Some of the obvious statements are made into axioms whereas other obvious statements aren't.
For example, the axiom of choice, arbitrary union axiom, etc. Isn't it so obvious?
 A: In general, "obvious" statements sometimes turn out to be false. For example, it was assumed for a long time that any continuous function must be differentiable except at isolated points, until a counterexample was constructed by Weierstrass. There are many other instances of this throughout history.
So if you want to make sure a statement is true, no matter how obvious it seems, you either need to prove it as a result of things you already know, or you need to take it as an axiom. What should be axioms and what should be theorems is a subtle question with no universal right answer, but in particular, the axiom of choice cannot be proven from the ZF axioms (the most commonly-used set theoretical foundation), so if you want to use it, you have to take it as an axiom.

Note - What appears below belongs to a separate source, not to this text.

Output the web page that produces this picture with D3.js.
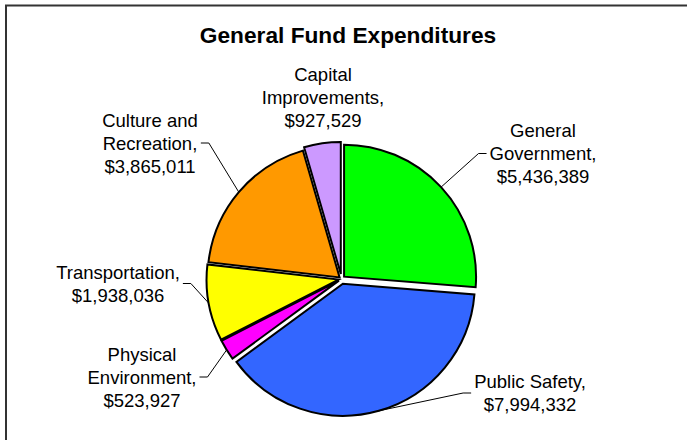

A: The Axiom of Choice is a classic example of the danger of "intuition". The quip by Jerry Bona, Professor of Mathematics at the University of Illinois at Chicago, seems appropriate here: 

"The Axiom of Choice is obviously true, the well-ordering principle
  obviously false, and who can tell about Zorn's lemma?" — Jerry
  Bona

The irony is that all three of these principles can be proven mathematically equivalent so if you accept Choice as "obvious" then you must also accept the counter-intuitive well-ordering principle and Zorn's lemma, as well as the Banach–Tarski paradox mention by a commenter.